> **WHAT YOU ARE ASKED TO DO**
Report only the number of lines in the records that contain the word "this".

> **Dataset excerpt**
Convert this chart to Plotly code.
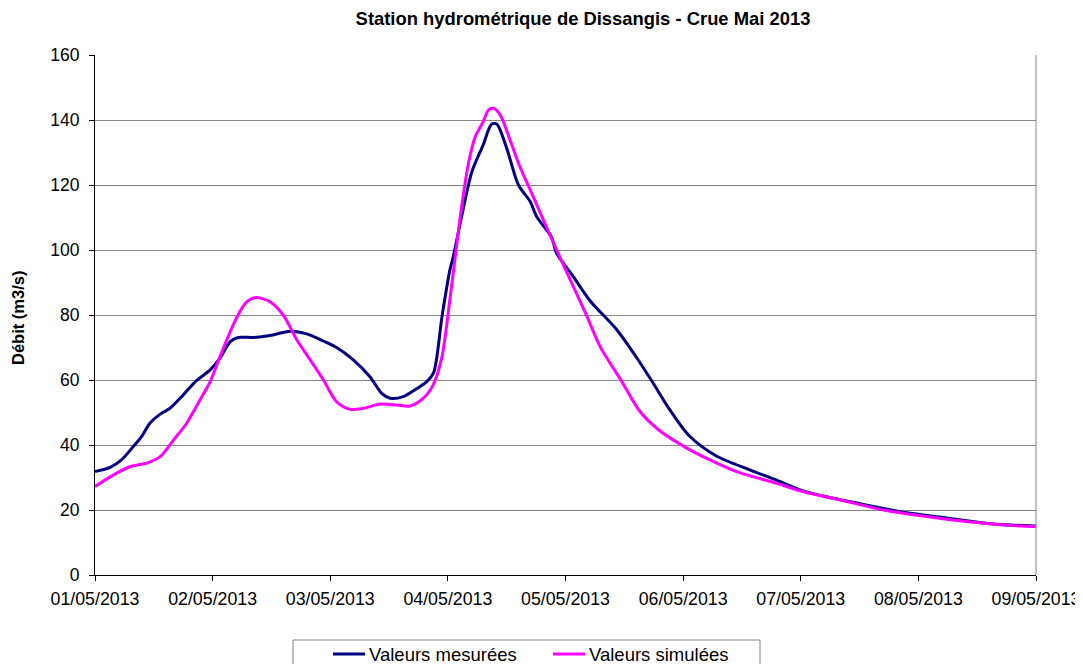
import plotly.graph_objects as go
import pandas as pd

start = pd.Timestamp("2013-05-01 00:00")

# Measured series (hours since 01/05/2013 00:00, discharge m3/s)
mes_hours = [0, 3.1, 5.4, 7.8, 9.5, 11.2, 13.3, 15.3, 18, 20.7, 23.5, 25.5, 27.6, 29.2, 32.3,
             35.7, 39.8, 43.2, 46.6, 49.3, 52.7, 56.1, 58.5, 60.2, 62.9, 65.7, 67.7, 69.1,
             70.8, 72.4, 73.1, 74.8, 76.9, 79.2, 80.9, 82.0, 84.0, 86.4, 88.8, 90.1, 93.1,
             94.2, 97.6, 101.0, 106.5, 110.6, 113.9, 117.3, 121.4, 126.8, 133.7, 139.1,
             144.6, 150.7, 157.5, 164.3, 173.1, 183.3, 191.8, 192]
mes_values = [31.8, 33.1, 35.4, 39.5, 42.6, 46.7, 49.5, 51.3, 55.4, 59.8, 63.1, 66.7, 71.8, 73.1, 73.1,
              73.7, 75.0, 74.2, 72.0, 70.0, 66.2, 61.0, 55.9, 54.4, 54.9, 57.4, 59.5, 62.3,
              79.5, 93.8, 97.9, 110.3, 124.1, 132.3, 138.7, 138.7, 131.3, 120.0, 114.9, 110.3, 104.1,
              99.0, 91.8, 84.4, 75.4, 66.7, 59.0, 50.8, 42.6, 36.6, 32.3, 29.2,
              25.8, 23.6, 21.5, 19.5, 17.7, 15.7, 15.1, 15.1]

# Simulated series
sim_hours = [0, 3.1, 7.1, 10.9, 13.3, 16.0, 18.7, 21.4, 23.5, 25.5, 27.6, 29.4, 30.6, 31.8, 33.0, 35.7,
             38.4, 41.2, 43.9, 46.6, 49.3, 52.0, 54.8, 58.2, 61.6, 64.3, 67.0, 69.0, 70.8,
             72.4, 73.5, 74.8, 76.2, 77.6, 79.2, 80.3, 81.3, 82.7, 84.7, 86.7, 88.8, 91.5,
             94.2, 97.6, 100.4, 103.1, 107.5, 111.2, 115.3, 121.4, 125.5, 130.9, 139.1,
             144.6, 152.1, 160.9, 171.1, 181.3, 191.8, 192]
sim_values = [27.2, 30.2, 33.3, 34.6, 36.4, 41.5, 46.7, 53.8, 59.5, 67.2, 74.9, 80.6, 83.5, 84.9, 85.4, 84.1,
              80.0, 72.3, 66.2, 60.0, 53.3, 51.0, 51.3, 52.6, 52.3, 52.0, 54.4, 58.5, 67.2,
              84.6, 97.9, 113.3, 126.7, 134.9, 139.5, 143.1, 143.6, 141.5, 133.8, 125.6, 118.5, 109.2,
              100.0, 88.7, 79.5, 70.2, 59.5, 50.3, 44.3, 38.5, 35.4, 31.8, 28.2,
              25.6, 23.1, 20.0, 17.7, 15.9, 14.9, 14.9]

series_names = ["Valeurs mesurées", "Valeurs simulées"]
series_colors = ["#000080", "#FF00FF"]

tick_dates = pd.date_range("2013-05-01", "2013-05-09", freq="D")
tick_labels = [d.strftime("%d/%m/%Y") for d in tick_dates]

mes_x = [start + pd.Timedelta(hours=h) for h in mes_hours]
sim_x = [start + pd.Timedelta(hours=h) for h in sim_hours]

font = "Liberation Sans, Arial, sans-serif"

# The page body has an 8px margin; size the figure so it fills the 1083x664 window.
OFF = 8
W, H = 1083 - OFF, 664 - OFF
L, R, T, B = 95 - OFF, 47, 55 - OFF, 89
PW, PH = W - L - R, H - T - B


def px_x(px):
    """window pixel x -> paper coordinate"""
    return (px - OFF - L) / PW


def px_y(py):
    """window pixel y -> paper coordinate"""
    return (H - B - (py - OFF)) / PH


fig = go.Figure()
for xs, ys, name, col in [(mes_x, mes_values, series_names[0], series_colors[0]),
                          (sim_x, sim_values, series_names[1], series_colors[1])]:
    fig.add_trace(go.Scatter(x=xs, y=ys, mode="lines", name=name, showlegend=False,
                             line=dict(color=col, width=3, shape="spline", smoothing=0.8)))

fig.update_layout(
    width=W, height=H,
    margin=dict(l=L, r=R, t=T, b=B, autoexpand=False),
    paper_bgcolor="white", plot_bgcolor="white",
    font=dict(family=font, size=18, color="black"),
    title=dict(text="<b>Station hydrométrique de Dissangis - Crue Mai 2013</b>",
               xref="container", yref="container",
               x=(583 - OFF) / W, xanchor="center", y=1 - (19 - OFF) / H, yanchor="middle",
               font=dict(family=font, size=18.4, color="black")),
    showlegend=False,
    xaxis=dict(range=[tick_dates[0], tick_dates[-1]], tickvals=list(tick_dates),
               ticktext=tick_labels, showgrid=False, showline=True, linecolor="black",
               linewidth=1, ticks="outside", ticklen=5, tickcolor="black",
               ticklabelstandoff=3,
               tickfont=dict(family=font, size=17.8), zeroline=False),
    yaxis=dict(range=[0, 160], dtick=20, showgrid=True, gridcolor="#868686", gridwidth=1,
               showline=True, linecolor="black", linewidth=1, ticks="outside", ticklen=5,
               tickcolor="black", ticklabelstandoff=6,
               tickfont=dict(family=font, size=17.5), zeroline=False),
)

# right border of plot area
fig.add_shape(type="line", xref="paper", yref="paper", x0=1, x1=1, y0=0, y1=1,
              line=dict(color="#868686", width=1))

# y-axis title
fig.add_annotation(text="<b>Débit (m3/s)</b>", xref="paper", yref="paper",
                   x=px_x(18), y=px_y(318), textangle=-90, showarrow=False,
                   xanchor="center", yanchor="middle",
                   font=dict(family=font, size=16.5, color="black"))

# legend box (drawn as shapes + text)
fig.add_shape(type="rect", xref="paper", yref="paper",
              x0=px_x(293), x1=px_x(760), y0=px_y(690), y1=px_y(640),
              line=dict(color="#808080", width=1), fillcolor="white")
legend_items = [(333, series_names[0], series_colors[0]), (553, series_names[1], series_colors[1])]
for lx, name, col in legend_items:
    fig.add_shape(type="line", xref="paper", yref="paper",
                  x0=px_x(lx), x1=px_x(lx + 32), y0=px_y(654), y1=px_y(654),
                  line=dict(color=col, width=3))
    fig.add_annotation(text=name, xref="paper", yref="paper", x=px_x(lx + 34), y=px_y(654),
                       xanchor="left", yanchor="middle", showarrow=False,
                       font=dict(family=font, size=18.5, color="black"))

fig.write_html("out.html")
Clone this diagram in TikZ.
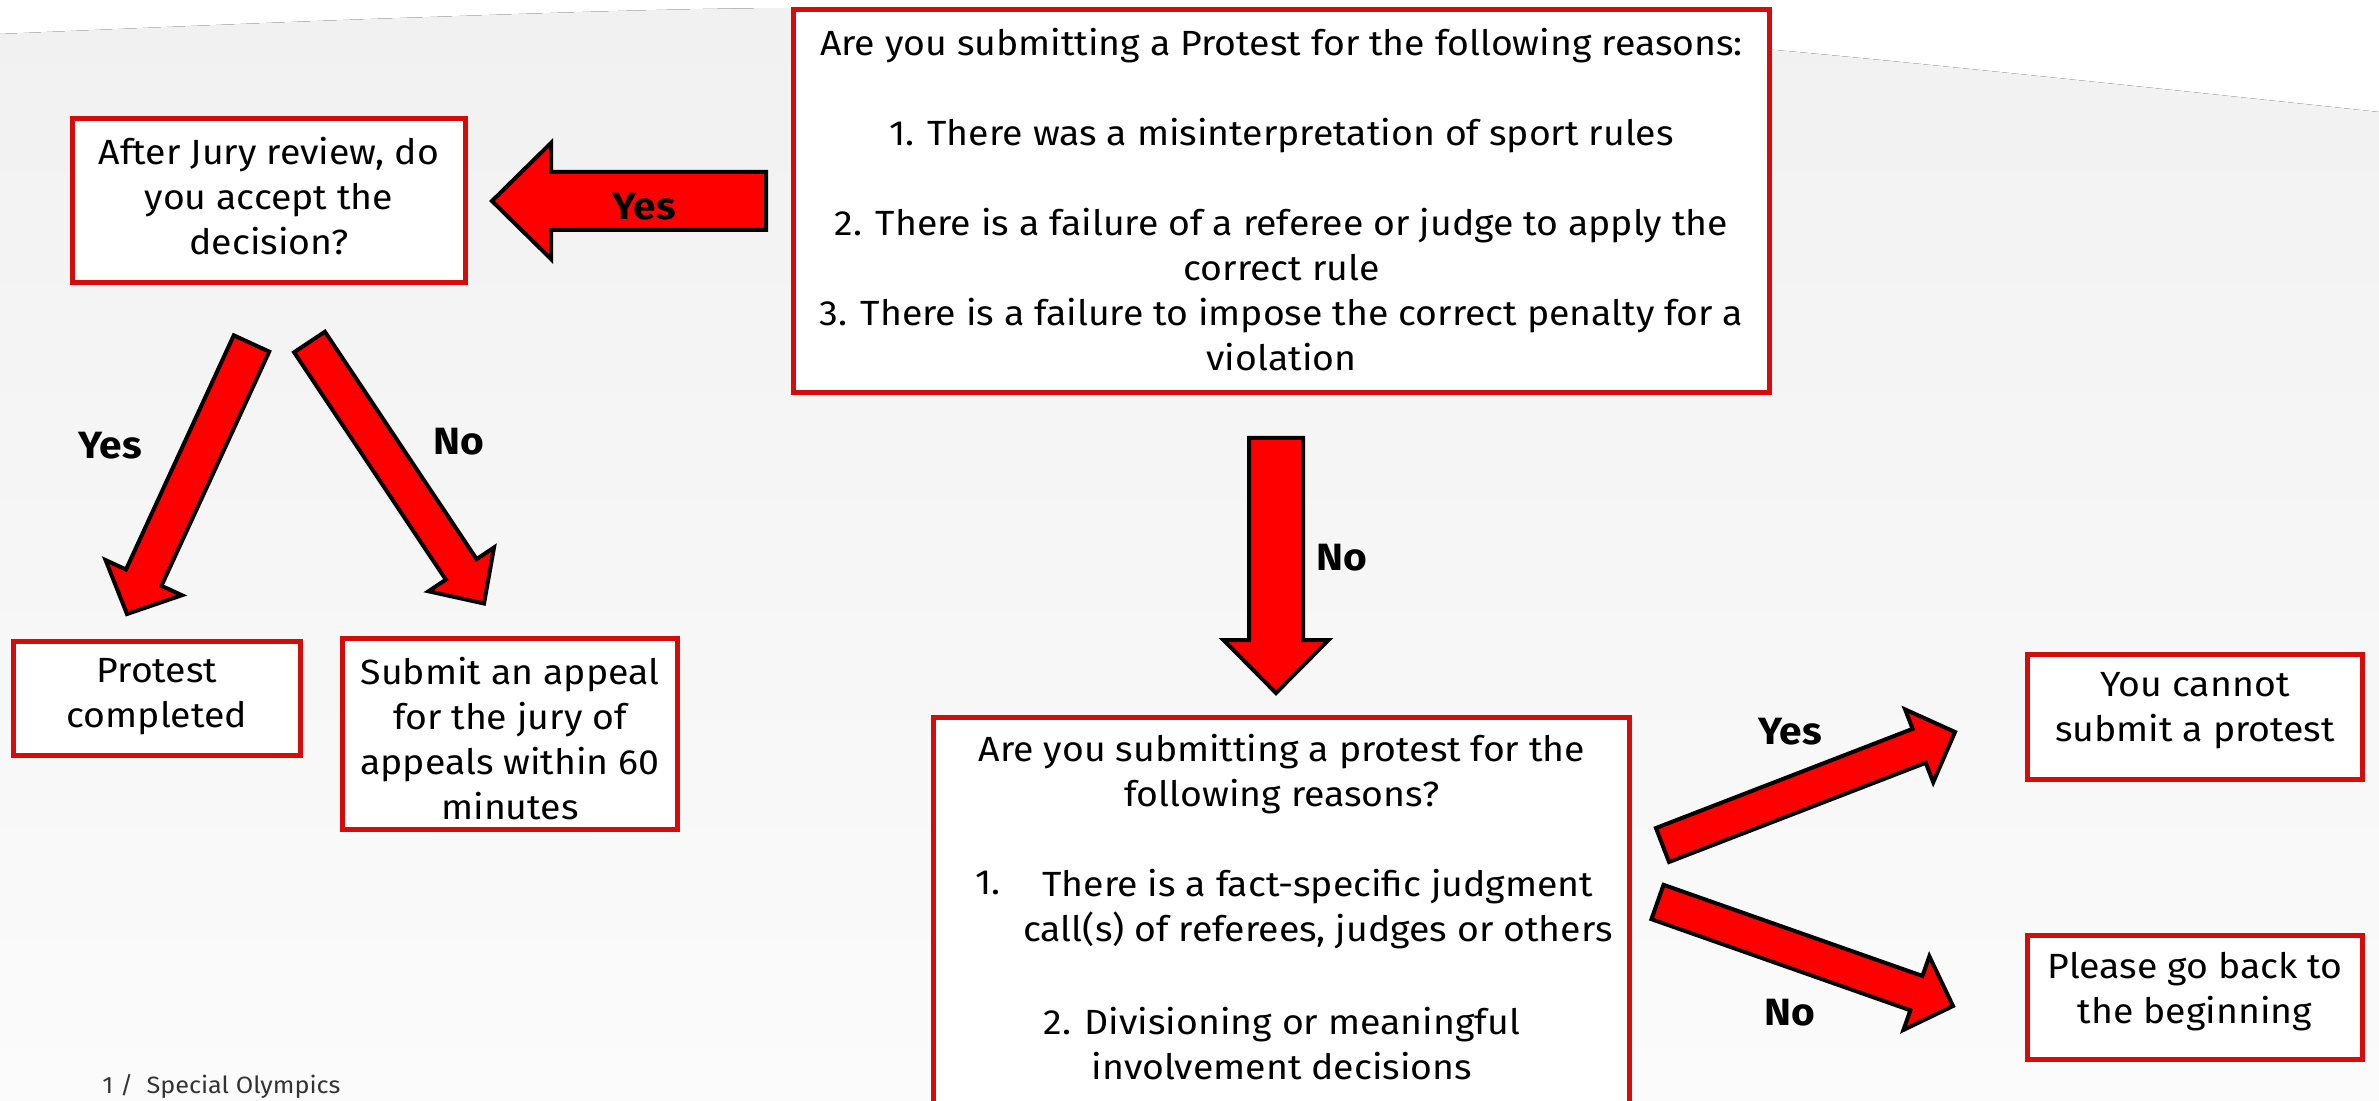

> **RESULT**
2